En Europe, la mobilisation de la génération Z vient de faire tomber un gouvernement. A trois semaines de l’entrée du pays dans la zone euro, le gouvernement bulgare n’a pas résisté à la pression de la rue. Jeudi 11 décembre, le Premier ministre Rossen Jeliazkov a annoncé sa démission après une nouvelle manifestation de masse pour dénoncer la corruption dans l’appareil de l’État. "Vox populi, vox dei", a déclaré le chef du gouvernement au Parlement, reprenant la citation latine de "la voix du peuple [est] la voix de Dieu". "Nous devons nous lever pour répondre à leurs demandes. Et leur demande est la démission du gouvernement", a-t-il déclaré.
Mercredi soir, des dizaines de milliers de personnes avaient manifesté dans la capitale Sofia et dans d’autres villes du pays, dans une nouvelle démonstration de colère contre des dirigeants accusés de corruption. Mobilisés sur TikTok et d’autres réseaux sociaux, les Bulgares ont défilé avec des pancartes indiquant "La génération Z arrive" et "La génération Z contre la corruption".

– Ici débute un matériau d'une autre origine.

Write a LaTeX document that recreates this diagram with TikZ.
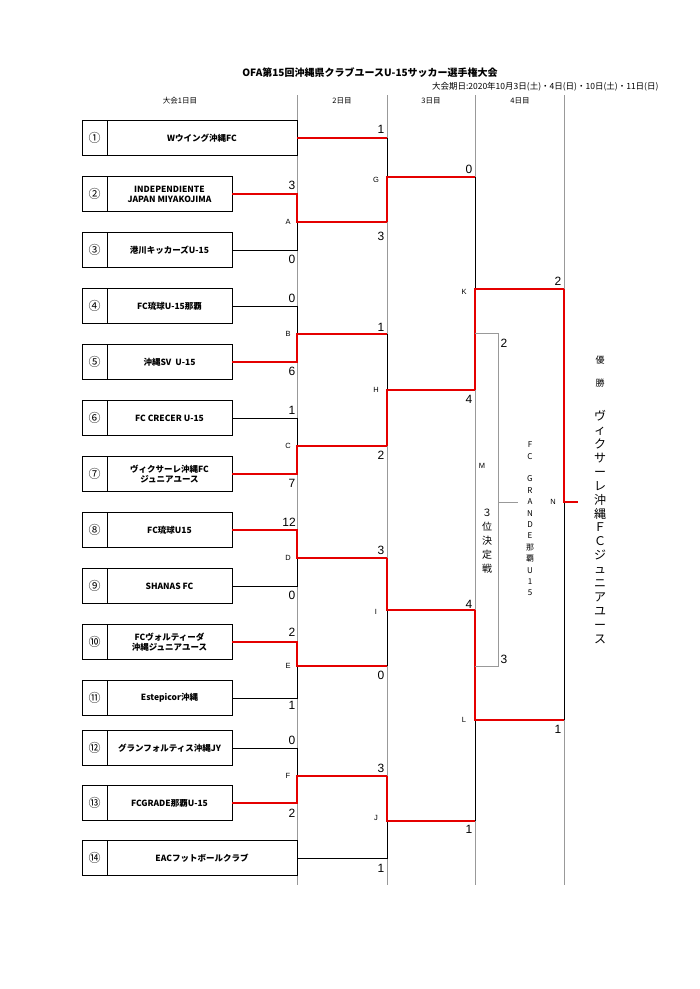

Échec d’un budget libellé en euro
En Bulgarie, la vague de mécontentement, sans précédent depuis plusieurs années, avait commencé fin novembre, lorsque le gouvernement avait tenté de faire voter via une procédure accélérée le budget 2026, le premier libellé en euros. Sous la pression de la rue, il avait retiré le 3 décembre son projet de budget, qui prévoyait une hausse d’impôts et de cotisations sociales. Autant d’augmentations destinées à dissimuler des détournements de fonds, selon les contestataires et l’opposition. Un nouveau projet de budget a été présenté au Parlement en début de semaine, sans apaiser la colère.
La corruption dans ce pays des Balkans peuplé de 6,5 millions d’habitants a longtemps été omniprésente, même après son entrée dans l’Union européenne en 2007. Constamment classée comme l’un des États membres les plus corrompus du bloc par Transparency International, la Bulgarie n’a pas réussi à obtenir des condamnations de haut niveau pour corruption ces dernières années, alimentant la colère du public et suscitant des critiques répétées de Bruxelles pour son bilan en matière d’état de droit.
Bien que l’effondrement du gouvernement bulgare n’arrête pas le passage prévu au 1er janvier à l’euro, il prolonge une crise politique qui a déclenché sept élections législatives en seulement quatre ans et ajoute au malaise des Bulgares qui craignent une envolée des prix dès le 1er janvier. Le processus de changement de monnaie ne devrait cependant pas être affecté car les institutions directement impliquées dans le processus, "telles que la Banque nationale bulgare, sont indépendantes", a souligné auprès de l’Agence France Presse Petar Ganev, chercheur senior à l’Institut pour l’économie de marché (IME). Toutefois, pense-t-il, "tout problème mineur lié à l’introduction de l’euro, tel qu’une augmentation de prix ou un distributeur automatique de billets hors service, deviendra un sujet de débat politique".
Nouvelles élections en perspectives
Le fragile gouvernement de Rossen Jeliazkov avait été formé en janvier, rassemblant une coalition de circonstance entre les conservateurs du GERB de l’ancien Premier ministre Boïko Borissov et trois autres formations. En vertu de la Constitution bulgare, sa démission doit être désormais avalisée par le Parlement. Ce dernier se réunit ce vendredi matin. Il incombe ensuite au chef de l’Etat de confier un mandat pour la formation d’un nouveau gouvernement dans le cadre de l’assemblée actuelle. Mais les principaux partis politiques ayant d’ores et déjà fait savoir qu’ils ne comptaient pas s’allier, le président convoquera des élections extraordinaires, celles-ci devant se dérouler dans les deux mois qui suivent.
"Les manifestations ont montré qu’il y a suffisamment d’énergie civile chez les jeunes générations pour aller contre l’orgueil perçu d’une élite politique et économique enracinée qui a profité des pratiques de capture de l’État pour rester au pouvoir", a déclaré auprès du Wall Street Journal Martin Vladimirov, directeur du programme de géoéconomie au Center for the Study of Democracy, un groupe de réflexion basé à Sofia.
La Bulgarie est devenue le dernier point d’achoppement d’une année marquée par les mobilisations de la génération Z. Les manifestations de jeunes ont fait tomber les gouvernements au Népal et à Madagascar ces derniers mois. Et secoué d’autres pays, dont le Maroc ou encore le Pérou.